The final topic is the Presidents that were in office in the 1930s. The first president was Herbert Hoover was the 31st President of the U.S. He was from West Branch, Iowa. He had a four-year term from 1929 – 1933. He gained a reputation as a humanitarian in World War I by leading the hunger relief efforts in Europe as Head of the American Relief Administration. Herbert Hoover was the Republican candidate in 1928. During his campaign, he said, “ We in America today are nearer to the final triumph over poverty than ever before in the history of any land.” But sadly, less than a year later the stock market crash hit and the worst economic downturn in American history was upon Hoover’s administration.
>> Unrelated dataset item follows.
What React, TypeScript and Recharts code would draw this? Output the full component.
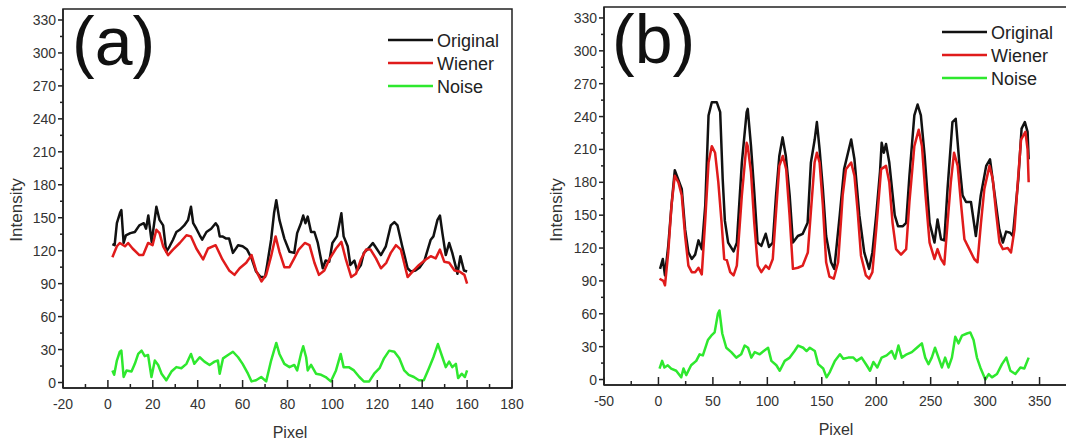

Hoover’s plan to attack the Great Depression had it’s backbone tax cuts and public works projects. It also kept more money in people’s pockets and kept people working. He had also contacted business leaders and urged them not to cut people’s wages, or lay off any of their workers. The second president in office in the 1930s is Franklin D. Roosevelt. Franklin D. Roosevelt was the 32nd president of the US he was elected in 1933 and had a 12-year term from 1932 – 1945. With the country in the depths of the Great Depression, Roosevelt immediately acted to restore public confidence, proclaiming a bank holiday and speaking directly to the public in a series of radio broadcasts or “fireside chats.” Reelected 1936, 1940 and 1944. Roosevelt led the United States to many victories. Including over the Nazi’s of Germany, and their allies in World War II and the wartime alliance between Britan, the Soviet Union, and the United States. He Helped lay the groundwork for the post-war peace organization that would become the United Nations. He was the only president to be elected four times. Roosevelt died in office on April 12th, 1945.
Furthermore, in the 1930s there was an abundance of events that had taken place, mainly due to the Great Depression. Some of those events being the Dust Bowl, the Spanish Civil War, government interventions, Nuremberg Laws, and Roosevelt’s intervention to the Great Depression. President Franklin D. Roosevelt, during the time period, had said, “The only thing we have to fear is fear itself”.